Over the years, with Joseph’s ever thoughtful focus, and ‘less is more’ philosophy, the outline of these Border works became thicker as he began to play with the relative color and size of the two rectangles. By the 1980s – after a significant number of these works were acquired by the great Italian collector, Giuseppe Panza (now part of the Solomon R. Guggenheim Foundation) – the paintings evolved again, foregrounding the emotional charge of the sublime. Reflecting upon that original cinematic encounter, Joseph began to experiment with subtle tonal difference by juxtaposing complementary colours through studies, with the subsequent paintings, typically titled with the two constituent colors, for example Light Pink with Cobalt Blue (1994). Their simplicity sought to convey clarity and depth in both vision and feeling.

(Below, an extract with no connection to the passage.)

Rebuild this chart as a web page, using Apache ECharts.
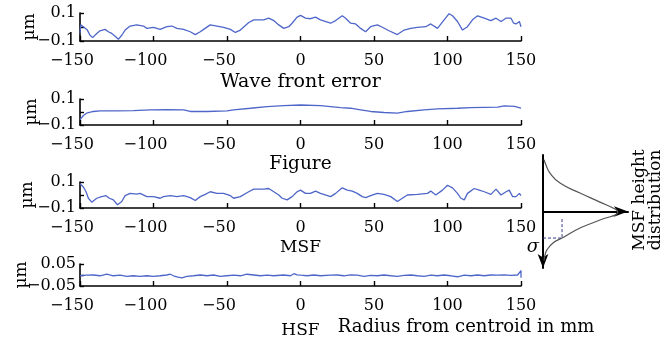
<!DOCTYPE html>
<html><head><meta charset="utf-8">
<script src="https://cdn.jsdelivr.net/npm/echarts@6/dist/echarts.min.js"></script>
<style>html,body{margin:0;padding:0;background:#fff}#c{width:665px;height:340px}</style>
</head><body><div id="c"></div>
<script>
// ---- data ----
const xTicks = [-150, -100, -50, 0, 50, 100, 150];
const panelTitles = ['Wave front error', 'Figure', 'MSF', 'HSF'];

const wfeX = [-150,-149.5,-147.7,-145,-143.2,-141.4,-138.6,-136.4,-133,-130.7,-128.4,-126.1,-123.9,-121.6,-119.3,-115.9,-111.4,-106.8,-104.5,-100,-95.5,-90.9,-87.5,-84.1,-79.5,-75,-71.6,-68.2,-65.9,-61.4,-56.8,-52.3,-47.7,-44.3,-40.9,-35.2,-31.8,-25,-21.6,-18.2,-14.8,-11.4,-8,-5.7,-2.3,0,3.4,6.8,10.2,13.6,20.5,23.9,28.4,30.7,34.1,37.5,40.9,44.3,47.7,52.3,55.7,60.2,65.9,70.5,75,79.5,85.2,88.6,93.2,97.7,101.1,103.4,106.8,110.2,111.4,113.6,117,120.5,125,129.5,133,136.4,139.8,143.2,145,146.6,148.9,150];
const wfeY = [-0.046,0.015,0.002,-0.022,-0.059,-0.076,-0.046,-0.027,-0.017,-0.034,-0.046,-0.066,-0.088,-0.059,-0.022,0.007,0.015,0.007,-0.010,-0.002,-0.017,0.002,0.007,-0.010,-0.017,-0.034,-0.054,-0.034,-0.017,0.015,0.007,-0.002,-0.017,-0.039,-0.022,0.032,0.051,0.051,0.063,0.046,0.015,-0.010,0.002,0.027,0.071,0.083,0.063,0.059,0.071,0.051,0.027,0.046,0.080,0.063,0.027,0.022,-0.010,-0.034,0.002,0.015,-0.002,-0.027,-0.054,-0.022,-0.010,-0.002,0.002,0.022,-0.010,0.051,0.095,0.080,0.039,-0.022,-0.034,0.002,0.051,0.080,0.063,0.046,0.063,0.039,0.063,0.063,0.027,0.022,0.039,0.002];

const figX = [-150,-147.7,-145.5,-140.9,-136.4,-125,-113.6,-102.3,-90.9,-79.5,-75,-63.6,-50,-45.5,-34.1,-22.7,-11.4,0,13.6,20.5,27.3,34.1,40.9,47.7,56.8,65.9,72.7,84.1,93.2,106.8,115.9,134.1,138.6,145.5,150];
const figY = [-0.059,-0.027,-0.009,0.004,0.009,0.009,0.011,0.017,0.019,0.017,0.004,0.004,0.009,0.017,0.029,0.042,0.049,0.054,0.049,0.042,0.034,0.029,0.017,0.004,-0.004,-0.009,0.004,0.017,0.024,0.029,0.034,0.037,0.047,0.044,0.029];

const msfX = [-150,-147.7,-145.9,-144.3,-142,-138.6,-135.2,-132.3,-130,-127.3,-124.5,-121.6,-119.3,-115.9,-111.4,-109.1,-104.5,-100,-95.5,-93.2,-88.6,-84.1,-79.5,-75,-71.6,-68.2,-64.8,-61.4,-56.8,-52.3,-47.7,-45.5,-40.9,-35.2,-31.8,-25,-21.6,-18.2,-14.8,-12.5,-9.1,-5.7,-2.3,0,3.4,6.8,10.2,13.6,20.5,23.9,28.4,31.8,35.2,38.6,42,44.3,47.7,52.3,56.8,61.4,65.9,69.3,72.7,79.5,86.4,88.6,92,96.6,100,103.4,106.8,109.1,111.4,113.6,118.2,121.6,125,129.5,133,136.4,139.8,142,144.3,146.6,148.9,150];
const msfY = [0.087,0.062,0.025,-0.025,-0.055,-0.025,-0.0125,-0.005,-0.025,-0.0375,-0.075,-0.05,-0.005,0.0125,0.0075,0.0125,-0.0125,-0.0125,-0.025,-0.0125,-0.005,-0.0125,-0.005,-0.02,-0.0425,-0.0125,0.005,0.025,0.0125,0.0125,-0.005,-0.025,-0.0125,0.025,0.045,0.045,0.05,0.025,0,-0.025,-0.0375,-0.0125,0.025,0.0375,0.0125,0.0125,0.03,0.0125,-0.0125,0.0125,0.055,0.0375,0.03,0.0125,-0.0125,-0.02,-0.005,0.0125,0.005,-0.0125,-0.05,-0.025,0,0.005,0.0125,0.03,0,0.0375,0.075,0.055,0.0125,-0.025,-0.0375,0.0125,0.05,0.0375,0.025,0.005,0.045,0,0.025,0.0375,-0.0125,-0.0125,0.0125,-0.005];

const hsfX = [-150,-148.9,-145.5,-140.9,-136.4,-131.8,-127.3,-122.7,-118.2,-113.6,-109.1,-104.5,-100,-95.5,-90.9,-88.6,-86.4,-84.1,-80.7,-77.3,-72.7,-68.2,-63.6,-59.1,-54.5,-50,-45.5,-40.9,-36.4,-31.8,-27.3,-22.7,-18.2,-11.4,-6.8,-4.5,-2.3,0,4.5,9.1,13.6,20.5,25,29.5,34.1,38.6,43.2,47.7,52.3,56.8,61.4,65.9,70.5,75,79.5,84.1,88.6,93.2,97.7,102.3,106.8,111.4,115.9,120.5,125,129.5,134.1,138.6,143.2,147.7,148.9,150,150];
const hsfY = [-0.0035,0.0035,-0.001,0,-0.0035,0.0035,-0.0035,-0.001,-0.006,-0.0035,-0.006,-0.0035,-0.006,-0.0035,0,0.0035,-0.0035,-0.008,-0.013,-0.006,-0.0035,0,-0.0035,0,-0.006,-0.0035,-0.001,-0.0035,0.0035,0,-0.0035,-0.001,-0.0035,0,-0.0035,0.006,0.001,-0.001,-0.0035,0,-0.0035,-0.001,0,-0.0035,0.001,-0.001,-0.006,-0.002,-0.0035,0,-0.0035,-0.006,-0.002,0,-0.0035,-0.006,-0.001,-0.0035,0,-0.0035,-0.008,-0.001,-0.0035,0,-0.0035,0,-0.001,0.001,-0.002,0,0.008,0.02,-0.012];

// schematic height distribution (x: relative frequency, y: height in sigma, downwards)
const distX = [0.012,0.035,0.082,0.2,0.435,0.67,0.847,0.88,0.67,0.435,0.224,0.118,0.047,0.024,0.012];
const distY = [-2.75,-2.47,-2.04,-1.51,-0.98,-0.5,-0.13,0.03,0.45,0.88,1.41,1.67,2.04,2.31,2.6];
const sigmaX = [0, 0.224, 0.224];
const sigmaY = [1.41, 1.41, 0.40];

// ---- chart ----
const FONT = 'DejaVu Serif';
const zip = (a, b) => a.map((v, i) => [v, b[i]]);
const minus = v => { const n = Number((+v).toFixed(3)); return n < 0 ? '\u2212' + Math.abs(n) : String(n); };
// negative x labels: digits centred on the tick, minus hanging to the left (balanced by an em space)
const xFmt = v => { const n = Number((+v).toFixed(3)); return n < 0 ? '\u2212' + Math.abs(n) + '\u2003' : String(n); };
const BLUE = '#4f66c9';

const grids = [
  {left: 80, top: 13, width: 441, height: 28},
  {left: 80, top: 99, width: 441, height: 26},
  {left: 80, top: 182, width: 441, height: 26},
  {left: 80, top: 264, width: 441, height: 29},
  {left: 543, top: 155, width: 85, height: 113}
];
const yRanges = [0.1, 0.1, 0.1, 0.05];
const nameGaps = [42, 40, 43.5, 50];
const titleGaps = [32, 30, 31, 36];
const titleSizes = [19, 18.5, 17, 17];

const xAxes = [], yAxes = [], series = [];
const lineData = [zip(wfeX, wfeY), zip(figX, figY), zip(msfX, msfY), zip(hsfX, hsfY)];
const tickText = {fontFamily: FONT, fontSize: 16, color: '#000'};
for (let i = 0; i < 4; i++) {
  xAxes.push({
    gridIndex: i, type: 'value', min: -150, max: 150, interval: 50,
    axisLine: {onZero: false, lineStyle: {color: '#000', width: 1.6}},
    axisTick: {inside: true, length: 5, lineStyle: {color: '#000', width: 1.4}},
    axisLabel: Object.assign({margin: 12, formatter: xFmt}, tickText),
    splitLine: {show: false},
    name: panelTitles[i], nameLocation: 'middle', nameGap: titleGaps[i], nameMoveOverlap: false,
    nameTextStyle: {fontFamily: FONT, fontSize: titleSizes[i], color: '#000'}
  });
  const r = yRanges[i];
  yAxes.push({
    gridIndex: i, type: 'value', min: -r, max: r, interval: r,
    axisLine: {show: true, onZero: false, lineStyle: {color: '#000', width: 1.6}},
    axisTick: {show: true, inside: true, length: 4, lineStyle: {color: '#000', width: 1.4}},
    axisLabel: Object.assign({margin: 4, formatter: v => Math.abs(v) < 1e-9 ? '' : minus(v)}, tickText),
    splitLine: {show: false},
    name: '\u00b5m', nameLocation: 'middle', nameRotate: 90, nameGap: nameGaps[i], nameMoveOverlap: false,
    nameTextStyle: {fontFamily: FONT, fontSize: 17, color: '#000'}
  });
  series.push({
    type: 'line', xAxisIndex: i, yAxisIndex: i, data: lineData[i],
    showSymbol: false, lineStyle: {color: BLUE, width: 1.3}, color: BLUE, animation: false
  });
}
xAxes.push({
  gridIndex: 4, type: 'value', min: 0, max: 1,
  axisLine: {onZero: true, symbol: ['none', 'arrow'], symbolSize: [8, 14], lineStyle: {color: '#000', width: 2}},
  axisTick: {show: false}, axisLabel: {show: false}, splitLine: {show: false}
});
yAxes.push({
  gridIndex: 4, type: 'value', min: -3, max: 3, inverse: true,
  axisLine: {show: true, onZero: false, symbol: ['arrow', 'none'], symbolSize: [8, 14], lineStyle: {color: '#000', width: 2}},
  axisTick: {show: false}, axisLabel: {show: false}, splitLine: {show: false}
});
series.push({
  type: 'line', xAxisIndex: 4, yAxisIndex: 4, data: zip(distX, distY), smooth: true,
  showSymbol: false, lineStyle: {color: '#555', width: 1.2}, animation: false
});
series.push({
  type: 'line', xAxisIndex: 4, yAxisIndex: 4, data: zip(sigmaX, sigmaY),
  showSymbol: false, lineStyle: {color: '#3a3a8c', width: 1, type: [3, 2]}, animation: false
});

const chart = echarts.init(document.getElementById('c'), null, {renderer: 'canvas'});
chart.setOption({
  animation: false,
  backgroundColor: '#fff',
  textStyle: {fontFamily: FONT},
  grid: grids, xAxis: xAxes, yAxis: yAxes, series: series,
  graphic: [
    {type: 'text', x: 466, y: 327, style: {text: 'Radius from centroid in mm', font: '18px "DejaVu Serif"', fill: '#000', textAlign: 'center', textVerticalAlign: 'middle'}},
    {type: 'text', x: 533, y: 247, style: {text: '\u03c3', font: 'italic 18px "DejaVu Serif"', fill: '#000', textAlign: 'center', textVerticalAlign: 'middle'}},
    {type: 'text', x: 640, y: 200, rotation: Math.PI / 2, style: {text: 'MSF height', font: '17px "DejaVu Serif"', fill: '#000', textAlign: 'center', textVerticalAlign: 'middle'}},
    {type: 'text', x: 656, y: 200, rotation: Math.PI / 2, style: {text: 'distribution', font: '17px "DejaVu Serif"', fill: '#000', textAlign: 'center', textVerticalAlign: 'middle'}}
  ]
});
</script>
</body></html>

Throughout his career, Joseph cited early Venetian and Florentine painting, as well as Classical and Neo-Classical architecture as his primary influences, and subscribed to methodologies more typically associated with Renaissance painters and the likes of Claude Lorrain and Tintoretto, than of his minimalist contemporaries. He painted in natural light, from his studio in the English countryside, and believed the work should be viewed in similar conditions, so that they could be ‘absorbed’. His appreciation for tonality and time-based sensibilities imbued his work with melody and harmony. As Nicholas Logsdail noted in his recent reflection on the artist’s life for Frieze magazine: “He compared his paintings to music and often spoke of music as the first form of abstraction, with many great composers, from Johann Sebastian Bach onwards, more interested in sentiment than narrative. This was what Peter sought: to remove the content while retaining the meaning, thereby amplifying the emotion.”